Written request: Below is a listing; write it out exactly and drop any images from it.

--- --- ---

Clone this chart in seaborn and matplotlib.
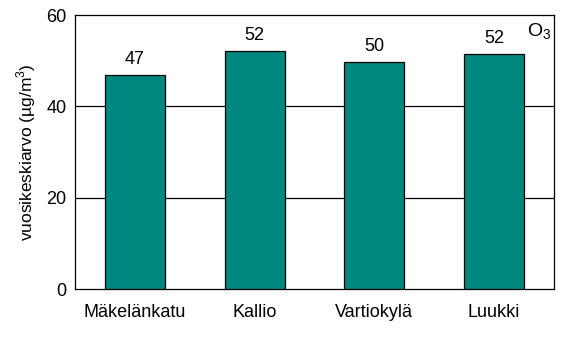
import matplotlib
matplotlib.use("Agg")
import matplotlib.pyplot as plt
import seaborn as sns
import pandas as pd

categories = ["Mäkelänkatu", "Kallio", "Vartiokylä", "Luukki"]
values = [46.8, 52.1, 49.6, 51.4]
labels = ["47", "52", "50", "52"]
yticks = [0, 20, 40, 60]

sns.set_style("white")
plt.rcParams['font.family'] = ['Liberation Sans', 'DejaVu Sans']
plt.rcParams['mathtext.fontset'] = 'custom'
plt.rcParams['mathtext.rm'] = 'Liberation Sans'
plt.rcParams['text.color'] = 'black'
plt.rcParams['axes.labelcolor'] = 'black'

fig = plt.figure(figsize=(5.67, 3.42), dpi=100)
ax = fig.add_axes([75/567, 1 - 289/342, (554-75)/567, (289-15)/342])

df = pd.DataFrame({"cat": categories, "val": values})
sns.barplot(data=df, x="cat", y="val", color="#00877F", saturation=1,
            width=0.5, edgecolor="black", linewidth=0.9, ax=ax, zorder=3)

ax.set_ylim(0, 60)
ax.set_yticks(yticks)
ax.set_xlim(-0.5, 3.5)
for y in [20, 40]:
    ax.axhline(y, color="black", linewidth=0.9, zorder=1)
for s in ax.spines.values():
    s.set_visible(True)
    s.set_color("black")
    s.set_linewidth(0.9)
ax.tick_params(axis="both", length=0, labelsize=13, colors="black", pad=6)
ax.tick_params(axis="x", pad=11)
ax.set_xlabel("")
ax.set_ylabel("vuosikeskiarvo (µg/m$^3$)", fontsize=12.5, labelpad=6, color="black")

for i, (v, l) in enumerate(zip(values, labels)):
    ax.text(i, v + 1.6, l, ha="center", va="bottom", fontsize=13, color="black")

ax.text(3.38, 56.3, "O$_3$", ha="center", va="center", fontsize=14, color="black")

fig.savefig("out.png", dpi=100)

--- --- ---

Answer to the problem:
Clone this chart in seaborn and matplotlib.
import matplotlib
matplotlib.use("Agg")
import matplotlib.pyplot as plt
import seaborn as sns
import pandas as pd

categories = ["Mäkelänkatu", "Kallio", "Vartiokylä", "Luukki"]
values = [46.8, 52.1, 49.6, 51.4]
labels = ["47", "52", "50", "52"]
yticks = [0, 20, 40, 60]

sns.set_style("white")
plt.rcParams['font.family'] = ['Liberation Sans', 'DejaVu Sans']
plt.rcParams['mathtext.fontset'] = 'custom'
plt.rcParams['mathtext.rm'] = 'Liberation Sans'
plt.rcParams['text.color'] = 'black'
plt.rcParams['axes.labelcolor'] = 'black'

fig = plt.figure(figsize=(5.67, 3.42), dpi=100)
ax = fig.add_axes([75/567, 1 - 289/342, (554-75)/567, (289-15)/342])

df = pd.DataFrame({"cat": categories, "val": values})
sns.barplot(data=df, x="cat", y="val", color="#00877F", saturation=1,
            width=0.5, edgecolor="black", linewidth=0.9, ax=ax, zorder=3)

ax.set_ylim(0, 60)
ax.set_yticks(yticks)
ax.set_xlim(-0.5, 3.5)
for y in [20, 40]:
    ax.axhline(y, color="black", linewidth=0.9, zorder=1)
for s in ax.spines.values():
    s.set_visible(True)
    s.set_color("black")
    s.set_linewidth(0.9)
ax.tick_params(axis="both", length=0, labelsize=13, colors="black", pad=6)
ax.tick_params(axis="x", pad=11)
ax.set_xlabel("")
ax.set_ylabel("vuosikeskiarvo (µg/m$^3$)", fontsize=12.5, labelpad=6, color="black")

for i, (v, l) in enumerate(zip(values, labels)):
    ax.text(i, v + 1.6, l, ha="center", va="bottom", fontsize=13, color="black")

ax.text(3.38, 56.3, "O$_3$", ha="center", va="center", fontsize=14, color="black")

fig.savefig("out.png", dpi=100)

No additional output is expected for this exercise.